Мама торопливо скручивала волосы в тугой жгут.
Папа посмотрел на свои плоские черные часы и сказал:
— Скоро прощаться. За мной заедет друг.
Минут через сорок, постучав в дверь, в комнату вошел кряжистый, приземистый человек с громким голосом и настоящим маузером на боку. Он поздоровался, отрекомендовался: «Григорий Иванович», вытащил из-за пазухи точно такой же кулек с сахаром, какой был у папы:
— Не взыщите. Мои-то далеко, не везти же с собой гостинец. Ну давай, Давидушка, собирайся, до поезда меньше часа осталось.
Отец оделся, подошел к маме, взял ее за плечи, посмотрел в глаза, вдруг наполнившиеся слезами:
— Ну не надо, не надо, шени чири ме! [2] Тэпэрь ненадолго, — когда Давид волновался, его кавказский акцент становился заметнее. — Тэпэрь ненадолго. Но кто знает, если что-нибудь случится… Не плачь, слушай внимательно, если что-нибудь случится, езжайте в Тифлис. Все же там родные. Ты знаешь, у меня не все было хорошо с Петрэ, но в трудную минуту вас не оставят. А еще помни о том, что здесь, — Давид подошел к столу, вытащил папку, провел по ней рукой: — Старайся, чтобы не пропало.
2
Шени чири ме (груз.) — дорогая; букв: «твои болезни — мне».
— Ты что это, товарищ Девдариани, не по тому делу разговор затеял? — Григорий Иванович провел широкой костистой ладонью по подбородку. — Никуда мы с тобой не денемся. Воротимся. Делов слишком много накопится к той поре.
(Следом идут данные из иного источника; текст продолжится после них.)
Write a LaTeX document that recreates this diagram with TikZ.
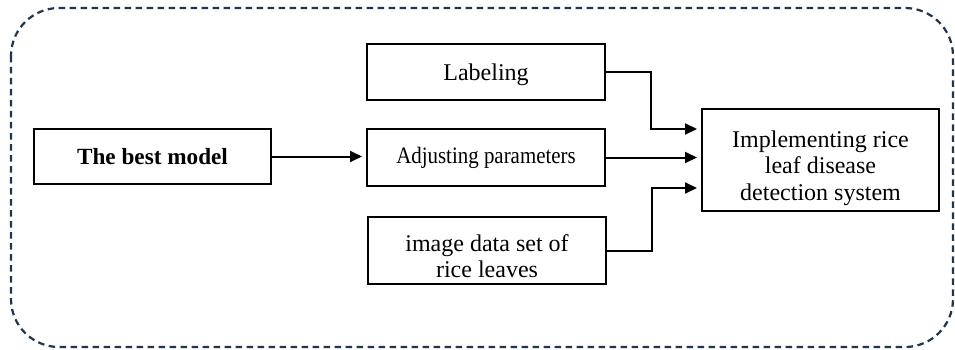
\documentclass[tikz,border=0pt]{standalone}
\usepackage{fontspec}
\setmainfont{Liberation Serif}
\usetikzlibrary{arrows.meta,calc}
\definecolor{framenavy}{HTML}{1F3550}
\begin{document}
\begin{tikzpicture}[x=1pt,y=-1pt,
  box/.style={draw=black,line width=2pt,fill=white,inner sep=0pt,align=center,
    font=\fontsize{24}{26.5}\selectfont},
  txt/.style={inner sep=0pt,align=center,font=\fontsize{24}{26.5}\selectfont},
  link/.style={line width=2pt,-{Triangle[length=12pt,width=11pt]},shorten >=4pt}]
  \useasboundingbox (0,0) rectangle (955,350);
  % outer dashed frame
  \draw[framenavy,line width=2.2pt,dash pattern=on 6.5pt off 4.5pt,rounded corners=48pt]
    (11,8) rectangle (953,347);
  % boxes
  \node[box,minimum width=237pt,minimum height=55pt,font=\fontsize{23.2}{27}\selectfont\bfseries]
    (best) at (152.5,156.5) {The best model};
  \node[box,minimum width=238pt,minimum height=56pt] (lab) at (486,72) {};
  \node[txt] (labtxt) at (486,75) {Labeling};
  \node[box,minimum width=238pt,minimum height=57pt,font=\fontsize{23.5}{26.5}\selectfont]
    (adj) at (486,157.5) {\scalebox{0.89}[1]{Adjusting parameters}};
  \node[box,minimum width=238pt,minimum height=67pt] (img) at (487,250.5) {};
  \node[txt] (imgtxt) at (487,256) {image data set of\\rice leaves};
  \node[box,minimum width=237pt,minimum height=102pt] (impl) at (820.5,160) {};
  \node[txt] (impltxt) at (820.5,168) {Implementing rice\\leaf disease\\detection system};
  % connectors
  \draw[link] (best.east) -- (best.east -| adj.west);
  \draw[link] (lab.east) -- ++(45,0) |- ([yshift=31pt]impl.west);
  \draw[link] (adj.east) -- (adj.east -| impl.west);
  \draw[link] (img.east) -- ++(45,0) |- ([yshift=-28pt]impl.west);
\end{tikzpicture}
\end{document}
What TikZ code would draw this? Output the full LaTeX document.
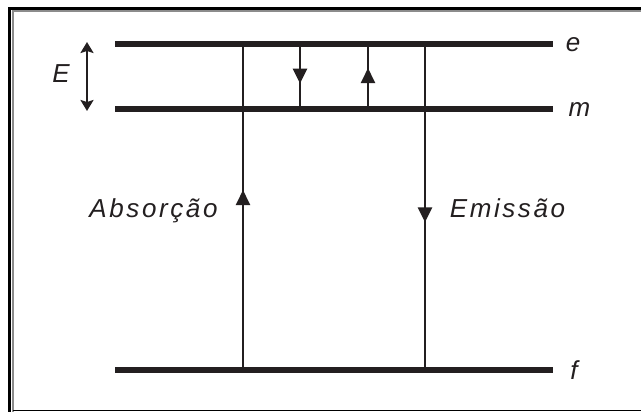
\documentclass[tikz,border=0pt]{standalone}
\usepackage{fontspec}
\setmainfont{Liberation Sans}
\usetikzlibrary{arrows.meta,decorations.markings}
\definecolor{ink}{RGB}{35,31,32}
\definecolor{rim}{RGB}{140,140,140}
\tikzset{
  level/.style={draw=ink,line width=6pt},
  jump/.style={draw=ink,line width=2.4pt},
  tipat/.style 2 args={postaction={decorate},decoration={markings,
      mark=at position #1 with {\arrow{#2}}}},
  upw/.style={tipat={#1}{Triangle[width=14pt,length=15pt]}},
  lbl/.style={inner sep=0pt,text=ink,font=\fontsize{26}{26}\selectfont\itshape},
  word/.style={lbl,font=\fontsize{26}{26}\selectfont\itshape\addfontfeature{LetterSpace=10}},
}
\begin{document}
\begin{tikzpicture}[x=1pt,y=-1pt]
\useasboundingbox (0,0) rectangle (641,412);
\fill[white] (0,0) rectangle (641,412);
% frame
\draw[black,line width=3.2pt] (9.8,412) -- (9.8,8.4) -- (641,8.4);
\draw[rim,line width=1.6pt] (13,412) -- (13,11.2) -- (641,11.2);
\draw[black,line width=1.2pt] (13,410.6) -- (641,410.6);
% energy levels
\coordinate (eL) at (115,44);  \coordinate (eR) at (553,44);
\coordinate (mL) at (115,109); \coordinate (mR) at (553,109);
\coordinate (fL) at (115,370); \coordinate (fR) at (553,370);
\draw[level] (eL) -- (eR);
\draw[level] (mL) -- (mR);
\draw[level] (fL) -- (fR);
% transition ends
\coordinate (ab0) at (243,370); \coordinate (ab1) at (243,44);
\coordinate (em0) at (425,44);  \coordinate (em1) at (425,370);
\coordinate (dn0) at (300,44);  \coordinate (dn1) at (300,109);
\coordinate (up0) at (368,109); \coordinate (up1) at (368,44);
\draw[jump,upw=0.552] (ab0) -- (ab1);
\draw[jump,upw=0.547] (em0) -- (em1);
\draw[jump,upw=0.61] (dn0) -- (dn1);
\draw[jump,upw=0.63] (up0) -- (up1);
% level gap
\coordinate (gT) at (87,42); \coordinate (gB) at (87,111);
\draw[ink,line width=2.4pt,{Stealth[width=13pt,length=11pt,inset=2pt]}-{Stealth[width=13pt,length=11pt,inset=2pt]}] (gT) -- (gB);
% labels
\node[lbl] (lE) at (61,74) {E};
\node[lbl] (le) at (573,45) {e};
\node[lbl] (lm) at (579.5,110) {m};
\node[lbl] (lf) at (574,370) {f};
\node[word,anchor=base] (labs) at (153.5,217) {Absorção};
\node[word,anchor=base] (lemi) at (507.5,217) {Emissão};
\end{tikzpicture}
\end{document}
Несогласный я, чтобы без нас те дела делали! Выше нос, товарищ командир роты! Никуда мы с тобой не денемся!
Отец подошел к сыну, прижал к щеке.
Сын заплакал. Ему казалось, что он знает, понимает, чувствует больше, чем кто-либо другой из находившихся в этой комнате, больше, чем этот незнакомый человек с громким голосом по имени Григорий Иванович; больше, чем Марья Матвеевна, которая сидит на кончике стула и вытирает платком глаза; больше, чем мама, которая соглашается отпустить отца, не спрашивая сына: а можно ли это делать? Почему так спокойны и молчаливы взрослые? Неужели не понимают эти умные люди, что папу нельзя никуда отпускать, что, если его отпустят, он не вернется. «Как сказать им об этом, как остановить их, кто поверит мне, кто послушает меня?»
— Папка, не уезжай! — сын бросился к отцу, обхватил его колени, крепко уперся ногами в пол: — Не уезжай, не надо, прошу тебя! Мама, скажи ему, скажи, не надо никуда уезжать, попроси его!
— Будь мужчиной, сын! — отец ласково потрепал волосы Отара, делая легкую попытку освободиться.
— Э-э, так не годится провожать, пожелай нам хорошего пути, да боевых побед, да скорейшего возвращения домой. А нюни распускать нечего, не маленький, поди, — в голосе Григория Ивановича зазвучала укоризна.
— Папка, не уезжай! — Сын бросился к отцу, обхватив его колени, крепко уперся ногами в пол. — Не уезжай, не надо, прошу тебя!
…Много раз вспоминал в жизни своей ту минуту Отар, и сердце его сжималось, и спрашивал себя, откуда знал он, что больше не увидит отца. Спрашивал и не находил ответа. Неужто и впрямь дано человеку предчувствовать беду в минуты несчастливого, беспомощного озарения? Эх, знать бы, что ждет впереди! А может быть, лучше не знать?